Joy Harjo: NDN Girls Book Club x Words of the People
NDN Girls Book Club was thrilled to present a reading and conversation with former US Poet Laureate Joy Harjo with Words of the People in Tvlsa, Oklahoma this past April.
The esteemed Mvskoke poet and jazz musician read to a packed room of attendees from a number of her collections and talked about the importance of rematriation, a term coined to describe the return of Indigenous lands to their peoples for caretaking while centering Indigenous matriarchal knowledge systems. Rematriation also extends to language work, and is understood to help to heal the wounds inflicted by settler-colonial patriarchal systems. Joy talked about the importance of reciprocal relationships with each other and the earth and how she is helping to usher in future generations of storytellers to empower Indigenous feminist narratives and ways of knowing.
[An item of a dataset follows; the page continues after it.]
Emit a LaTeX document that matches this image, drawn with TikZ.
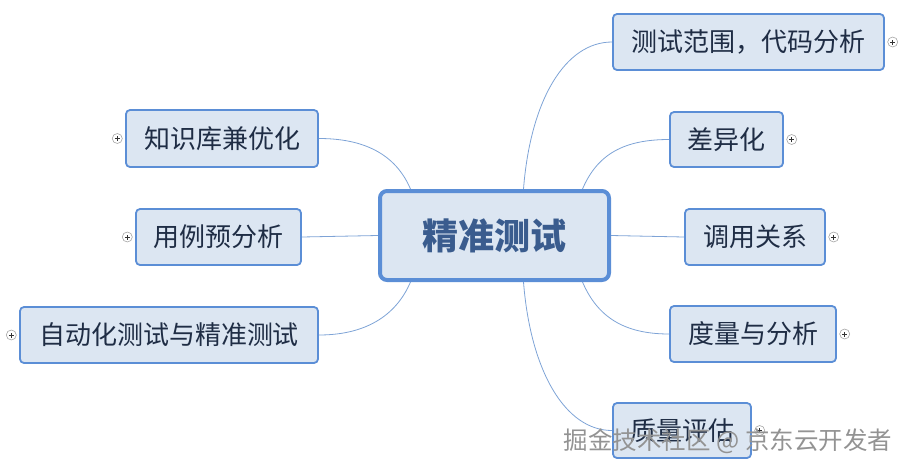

She spoke of her experience as a young woman navigating settler spaces in higher education, which eventually led her into the world of creative writing. Harjo recalled her relationships with other younger Indigenous women writers at the time, including Leslie Marmon Silko, fondly.
NDN Girls Book Club members Kinsale Drake (Diné), Lily Painter (Kiowa/Winnebago), and Pte San Win Little Whiteman (Oglala Lakota) helped to facilitate the event along with local organization Words of the People. A signing followed the reading and talk at the Tulsa Artist Fellowship Flagship.